- [Data section]

□ □ □ □ □ □ □

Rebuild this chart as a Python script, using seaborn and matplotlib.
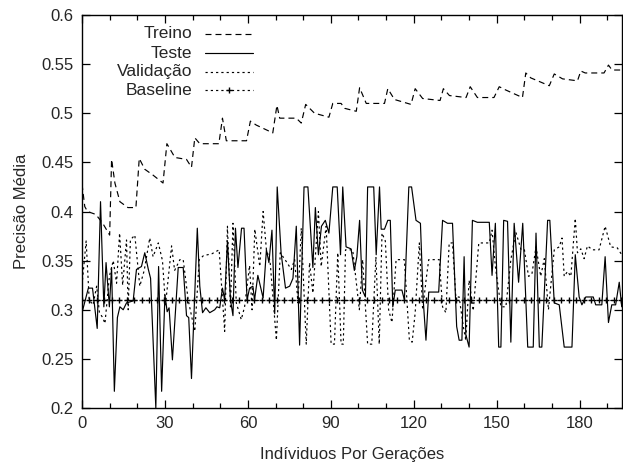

□ □ □ □ □ □ □

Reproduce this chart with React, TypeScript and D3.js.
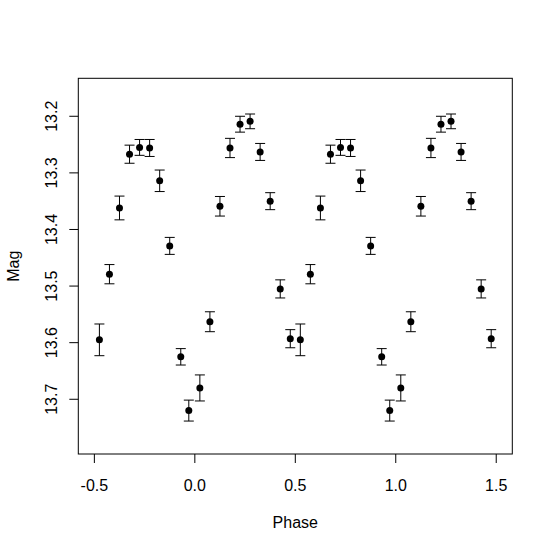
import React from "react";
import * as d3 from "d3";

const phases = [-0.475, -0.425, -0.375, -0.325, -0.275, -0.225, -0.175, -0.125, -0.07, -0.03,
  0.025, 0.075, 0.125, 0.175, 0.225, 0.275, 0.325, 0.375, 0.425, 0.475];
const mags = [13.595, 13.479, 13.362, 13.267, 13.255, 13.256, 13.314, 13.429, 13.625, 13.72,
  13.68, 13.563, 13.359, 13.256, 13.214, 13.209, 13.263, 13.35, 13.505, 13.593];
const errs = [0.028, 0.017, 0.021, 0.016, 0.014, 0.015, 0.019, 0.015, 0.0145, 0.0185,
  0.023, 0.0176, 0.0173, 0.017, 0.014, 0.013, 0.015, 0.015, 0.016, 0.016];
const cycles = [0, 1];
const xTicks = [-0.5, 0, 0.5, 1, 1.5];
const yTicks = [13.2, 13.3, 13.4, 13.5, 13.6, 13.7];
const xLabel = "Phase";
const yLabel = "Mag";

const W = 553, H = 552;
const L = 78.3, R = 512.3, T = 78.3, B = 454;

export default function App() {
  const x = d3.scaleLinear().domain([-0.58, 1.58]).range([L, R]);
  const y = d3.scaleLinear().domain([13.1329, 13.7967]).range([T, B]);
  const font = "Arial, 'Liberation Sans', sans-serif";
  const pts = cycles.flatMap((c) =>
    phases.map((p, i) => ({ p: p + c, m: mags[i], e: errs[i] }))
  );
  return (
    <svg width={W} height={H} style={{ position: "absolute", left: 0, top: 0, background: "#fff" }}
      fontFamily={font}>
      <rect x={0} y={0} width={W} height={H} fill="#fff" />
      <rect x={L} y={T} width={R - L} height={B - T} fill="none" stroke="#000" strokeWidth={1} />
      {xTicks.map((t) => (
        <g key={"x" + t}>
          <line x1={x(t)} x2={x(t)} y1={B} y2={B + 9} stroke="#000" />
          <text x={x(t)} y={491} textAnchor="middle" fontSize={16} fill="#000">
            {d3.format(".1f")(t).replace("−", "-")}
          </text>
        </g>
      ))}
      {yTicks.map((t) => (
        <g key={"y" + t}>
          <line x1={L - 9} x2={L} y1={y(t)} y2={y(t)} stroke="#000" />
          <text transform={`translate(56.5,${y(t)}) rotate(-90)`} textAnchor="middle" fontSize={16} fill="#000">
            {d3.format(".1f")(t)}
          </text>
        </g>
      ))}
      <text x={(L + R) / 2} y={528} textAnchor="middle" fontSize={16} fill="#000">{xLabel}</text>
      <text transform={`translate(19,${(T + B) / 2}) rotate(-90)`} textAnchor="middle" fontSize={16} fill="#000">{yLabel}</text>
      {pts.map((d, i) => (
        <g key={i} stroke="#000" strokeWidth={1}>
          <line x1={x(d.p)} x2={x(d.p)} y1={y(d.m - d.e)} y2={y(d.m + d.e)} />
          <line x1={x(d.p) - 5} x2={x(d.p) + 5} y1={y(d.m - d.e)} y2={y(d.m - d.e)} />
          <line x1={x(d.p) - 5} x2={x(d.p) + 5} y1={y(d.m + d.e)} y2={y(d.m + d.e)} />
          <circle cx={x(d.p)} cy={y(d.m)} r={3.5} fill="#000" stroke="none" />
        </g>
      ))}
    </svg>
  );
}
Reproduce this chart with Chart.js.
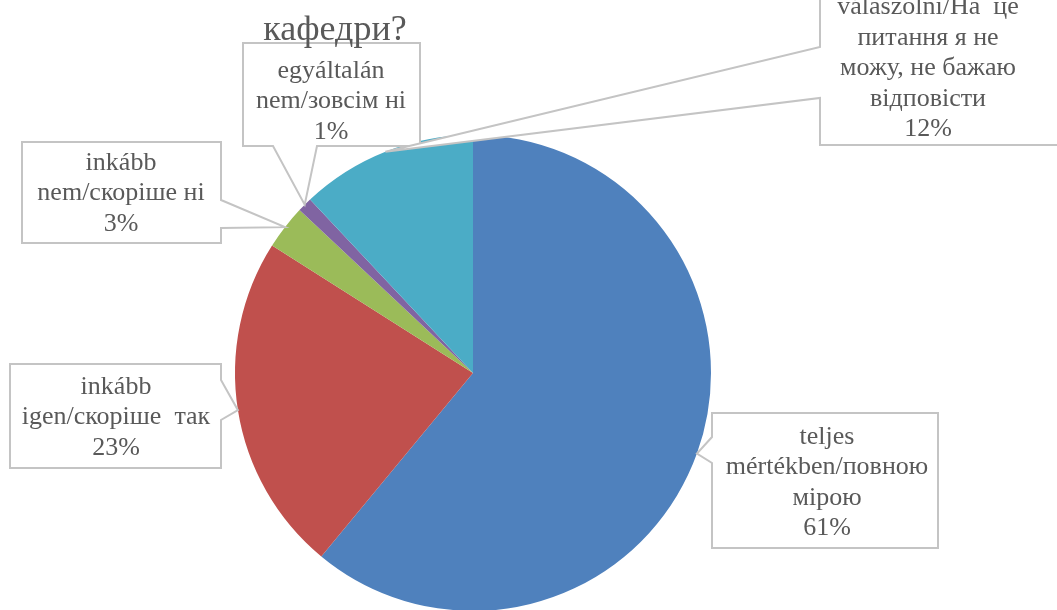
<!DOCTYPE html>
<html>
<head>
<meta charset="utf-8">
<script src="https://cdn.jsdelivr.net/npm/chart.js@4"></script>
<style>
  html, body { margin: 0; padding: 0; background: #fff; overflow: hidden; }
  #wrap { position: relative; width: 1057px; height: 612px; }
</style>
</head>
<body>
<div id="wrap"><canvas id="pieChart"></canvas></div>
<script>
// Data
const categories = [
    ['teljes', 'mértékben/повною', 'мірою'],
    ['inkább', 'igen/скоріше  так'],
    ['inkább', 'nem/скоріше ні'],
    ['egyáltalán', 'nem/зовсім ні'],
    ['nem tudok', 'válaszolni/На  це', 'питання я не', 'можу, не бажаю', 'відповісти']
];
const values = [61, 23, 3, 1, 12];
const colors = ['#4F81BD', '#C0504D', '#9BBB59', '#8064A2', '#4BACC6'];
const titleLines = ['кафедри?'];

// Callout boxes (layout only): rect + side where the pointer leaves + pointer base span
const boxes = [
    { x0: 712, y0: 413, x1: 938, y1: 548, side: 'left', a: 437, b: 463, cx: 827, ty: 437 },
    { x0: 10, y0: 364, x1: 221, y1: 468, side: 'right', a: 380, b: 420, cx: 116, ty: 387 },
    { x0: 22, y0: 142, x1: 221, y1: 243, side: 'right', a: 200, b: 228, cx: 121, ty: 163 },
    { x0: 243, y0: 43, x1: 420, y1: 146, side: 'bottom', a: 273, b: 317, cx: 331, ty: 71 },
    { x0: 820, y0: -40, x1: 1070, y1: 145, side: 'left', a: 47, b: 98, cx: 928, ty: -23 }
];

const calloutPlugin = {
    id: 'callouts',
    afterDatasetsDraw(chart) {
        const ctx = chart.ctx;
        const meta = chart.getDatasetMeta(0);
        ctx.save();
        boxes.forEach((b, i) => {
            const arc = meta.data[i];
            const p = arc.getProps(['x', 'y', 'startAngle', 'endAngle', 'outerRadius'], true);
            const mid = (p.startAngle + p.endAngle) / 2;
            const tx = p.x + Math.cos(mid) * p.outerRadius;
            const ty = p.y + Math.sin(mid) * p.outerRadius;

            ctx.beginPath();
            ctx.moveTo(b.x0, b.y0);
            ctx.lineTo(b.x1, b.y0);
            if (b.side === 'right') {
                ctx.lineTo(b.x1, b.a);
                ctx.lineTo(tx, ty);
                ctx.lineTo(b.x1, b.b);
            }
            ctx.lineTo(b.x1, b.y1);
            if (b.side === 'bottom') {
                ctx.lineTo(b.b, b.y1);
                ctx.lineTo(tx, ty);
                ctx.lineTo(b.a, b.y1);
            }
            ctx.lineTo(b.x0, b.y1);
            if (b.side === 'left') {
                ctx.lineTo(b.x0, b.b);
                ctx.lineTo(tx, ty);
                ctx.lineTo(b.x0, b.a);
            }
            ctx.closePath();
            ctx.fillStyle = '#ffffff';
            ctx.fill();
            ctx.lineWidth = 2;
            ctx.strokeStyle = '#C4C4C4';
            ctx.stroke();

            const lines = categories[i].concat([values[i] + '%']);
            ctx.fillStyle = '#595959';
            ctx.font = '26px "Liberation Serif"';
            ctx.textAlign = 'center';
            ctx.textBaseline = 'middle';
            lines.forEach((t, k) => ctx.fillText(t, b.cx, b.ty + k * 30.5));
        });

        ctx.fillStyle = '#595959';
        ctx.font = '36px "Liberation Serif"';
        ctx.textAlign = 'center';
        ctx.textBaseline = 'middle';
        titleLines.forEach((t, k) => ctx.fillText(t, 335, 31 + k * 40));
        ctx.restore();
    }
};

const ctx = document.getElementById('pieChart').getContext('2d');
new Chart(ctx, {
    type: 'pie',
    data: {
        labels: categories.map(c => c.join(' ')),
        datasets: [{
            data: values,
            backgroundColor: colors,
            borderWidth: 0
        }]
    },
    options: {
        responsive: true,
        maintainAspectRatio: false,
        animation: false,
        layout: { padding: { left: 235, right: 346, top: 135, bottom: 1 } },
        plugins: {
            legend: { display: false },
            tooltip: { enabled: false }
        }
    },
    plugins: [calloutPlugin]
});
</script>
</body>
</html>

□ □ □ □ □ □ □

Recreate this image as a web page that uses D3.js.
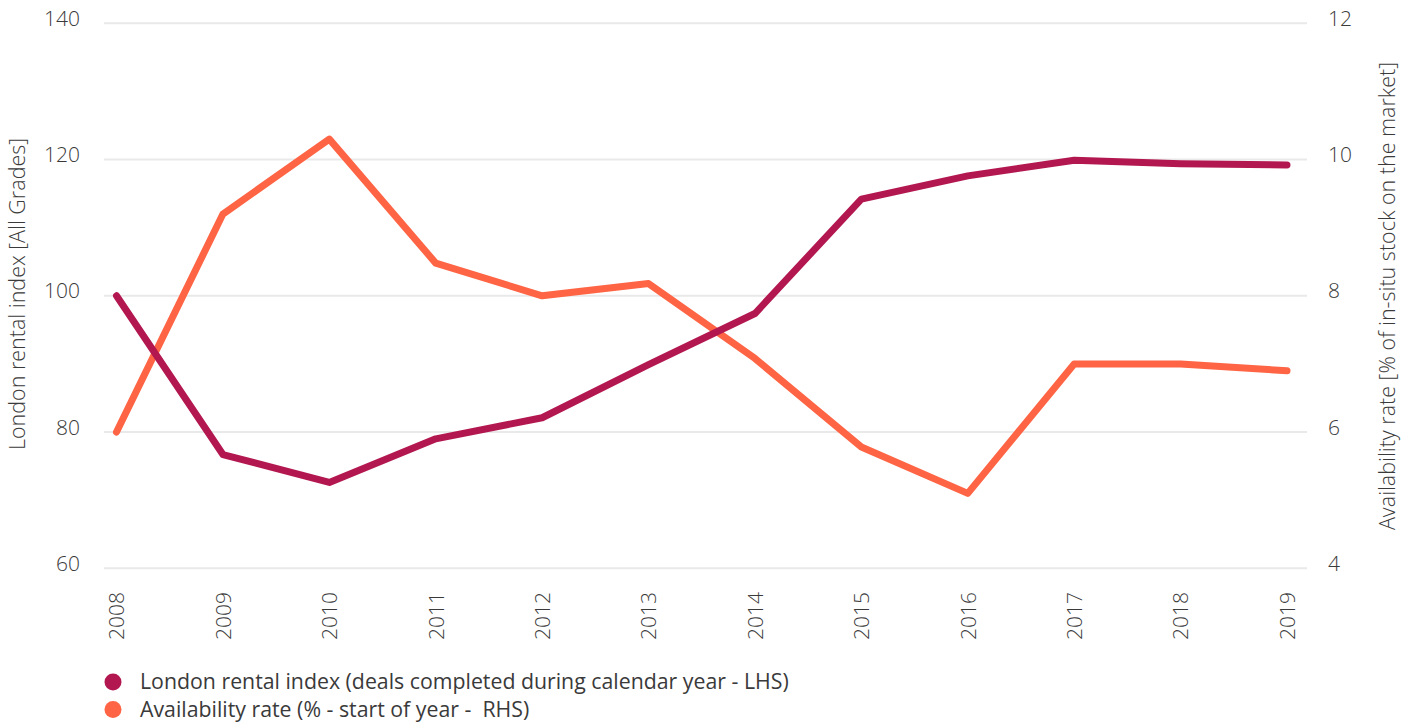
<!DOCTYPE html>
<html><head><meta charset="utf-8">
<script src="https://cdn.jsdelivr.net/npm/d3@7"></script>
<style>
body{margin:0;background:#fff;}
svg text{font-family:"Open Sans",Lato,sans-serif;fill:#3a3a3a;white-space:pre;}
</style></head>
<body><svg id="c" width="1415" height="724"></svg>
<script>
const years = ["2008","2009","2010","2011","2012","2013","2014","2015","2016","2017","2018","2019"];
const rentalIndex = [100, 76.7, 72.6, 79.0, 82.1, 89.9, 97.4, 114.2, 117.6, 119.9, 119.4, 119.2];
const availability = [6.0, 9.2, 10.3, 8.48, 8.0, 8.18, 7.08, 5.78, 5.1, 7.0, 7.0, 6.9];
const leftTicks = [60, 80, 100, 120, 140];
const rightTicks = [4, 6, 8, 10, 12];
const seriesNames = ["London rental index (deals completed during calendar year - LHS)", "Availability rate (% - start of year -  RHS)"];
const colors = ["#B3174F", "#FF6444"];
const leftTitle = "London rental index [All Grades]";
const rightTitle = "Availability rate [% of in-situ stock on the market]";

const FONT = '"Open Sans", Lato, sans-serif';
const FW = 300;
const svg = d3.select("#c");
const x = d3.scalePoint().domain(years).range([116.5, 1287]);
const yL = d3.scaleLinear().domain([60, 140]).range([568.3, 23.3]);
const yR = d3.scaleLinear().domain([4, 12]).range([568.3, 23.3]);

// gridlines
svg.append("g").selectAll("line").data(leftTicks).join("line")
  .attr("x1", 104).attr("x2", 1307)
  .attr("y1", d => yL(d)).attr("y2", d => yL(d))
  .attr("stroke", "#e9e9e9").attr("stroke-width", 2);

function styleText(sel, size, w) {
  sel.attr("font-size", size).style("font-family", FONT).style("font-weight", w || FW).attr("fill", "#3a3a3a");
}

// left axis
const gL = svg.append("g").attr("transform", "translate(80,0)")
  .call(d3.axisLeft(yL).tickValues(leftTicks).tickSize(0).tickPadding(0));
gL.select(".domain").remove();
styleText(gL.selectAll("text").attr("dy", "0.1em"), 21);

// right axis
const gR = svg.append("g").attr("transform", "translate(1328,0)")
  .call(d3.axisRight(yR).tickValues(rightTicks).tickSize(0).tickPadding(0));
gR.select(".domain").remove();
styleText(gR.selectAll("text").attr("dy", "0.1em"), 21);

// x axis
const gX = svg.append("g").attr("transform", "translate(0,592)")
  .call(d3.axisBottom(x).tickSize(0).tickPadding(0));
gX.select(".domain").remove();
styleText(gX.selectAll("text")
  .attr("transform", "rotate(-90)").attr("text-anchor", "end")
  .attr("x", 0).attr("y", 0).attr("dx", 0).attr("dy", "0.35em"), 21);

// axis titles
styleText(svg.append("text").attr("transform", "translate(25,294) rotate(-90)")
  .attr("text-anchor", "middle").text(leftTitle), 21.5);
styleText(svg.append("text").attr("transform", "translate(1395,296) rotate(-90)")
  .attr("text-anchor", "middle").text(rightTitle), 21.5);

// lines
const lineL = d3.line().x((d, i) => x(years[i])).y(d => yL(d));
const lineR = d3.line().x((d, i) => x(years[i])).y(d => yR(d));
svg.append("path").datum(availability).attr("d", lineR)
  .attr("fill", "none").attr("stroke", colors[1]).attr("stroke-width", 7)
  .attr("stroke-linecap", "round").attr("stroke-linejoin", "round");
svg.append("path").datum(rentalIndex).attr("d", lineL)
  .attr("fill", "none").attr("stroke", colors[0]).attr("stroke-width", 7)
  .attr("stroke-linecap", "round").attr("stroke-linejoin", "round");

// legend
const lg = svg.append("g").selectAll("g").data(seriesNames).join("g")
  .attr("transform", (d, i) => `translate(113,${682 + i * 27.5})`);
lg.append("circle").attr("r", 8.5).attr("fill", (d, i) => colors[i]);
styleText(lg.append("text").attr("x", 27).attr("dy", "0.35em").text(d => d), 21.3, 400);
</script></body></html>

□ □ □ □ □ □ □

Write out exactly the lines from the one that has "Reproduce this chart with React, TypeScript" down to the one that has "import * as", including both. Pictures stay out of the copy.

- [Solution]
Reproduce this chart with React, TypeScript and D3.js.
import React from "react";
import * as d3 from "d3";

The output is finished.